### Extracted data:
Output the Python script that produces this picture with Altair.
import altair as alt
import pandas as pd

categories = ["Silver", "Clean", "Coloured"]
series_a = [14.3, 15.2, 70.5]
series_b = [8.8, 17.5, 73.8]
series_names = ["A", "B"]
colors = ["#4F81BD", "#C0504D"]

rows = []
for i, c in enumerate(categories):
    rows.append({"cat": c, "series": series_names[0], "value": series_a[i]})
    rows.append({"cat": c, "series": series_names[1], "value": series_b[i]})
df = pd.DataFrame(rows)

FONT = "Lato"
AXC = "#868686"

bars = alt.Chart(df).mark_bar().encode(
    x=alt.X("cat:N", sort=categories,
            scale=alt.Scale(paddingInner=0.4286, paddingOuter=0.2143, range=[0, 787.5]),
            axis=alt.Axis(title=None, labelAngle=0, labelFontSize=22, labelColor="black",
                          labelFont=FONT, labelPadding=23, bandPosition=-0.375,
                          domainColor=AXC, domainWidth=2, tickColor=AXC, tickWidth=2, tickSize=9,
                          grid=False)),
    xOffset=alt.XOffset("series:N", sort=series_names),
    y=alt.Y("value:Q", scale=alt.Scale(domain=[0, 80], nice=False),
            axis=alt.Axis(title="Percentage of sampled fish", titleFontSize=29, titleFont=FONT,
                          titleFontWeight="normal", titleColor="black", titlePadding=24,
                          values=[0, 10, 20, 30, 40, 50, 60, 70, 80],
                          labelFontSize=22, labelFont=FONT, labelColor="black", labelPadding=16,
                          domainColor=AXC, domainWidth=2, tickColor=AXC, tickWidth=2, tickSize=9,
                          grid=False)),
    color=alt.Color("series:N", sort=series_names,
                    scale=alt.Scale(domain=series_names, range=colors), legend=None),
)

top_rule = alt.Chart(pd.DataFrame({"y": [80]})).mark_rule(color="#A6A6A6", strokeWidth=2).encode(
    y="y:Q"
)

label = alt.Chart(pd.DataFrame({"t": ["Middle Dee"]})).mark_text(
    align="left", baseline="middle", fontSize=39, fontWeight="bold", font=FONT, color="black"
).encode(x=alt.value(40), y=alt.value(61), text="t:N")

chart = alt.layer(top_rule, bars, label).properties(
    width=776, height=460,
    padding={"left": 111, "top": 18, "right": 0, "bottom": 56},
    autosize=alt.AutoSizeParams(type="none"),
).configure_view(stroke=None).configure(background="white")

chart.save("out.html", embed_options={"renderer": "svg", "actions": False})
==
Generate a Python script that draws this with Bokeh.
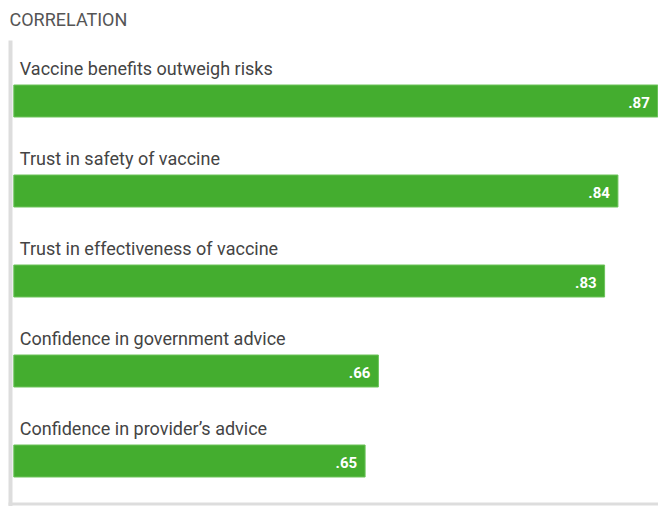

### Work to complete:
Give only the number of lines in the entries above that contain the string "Python".

### Final result:
2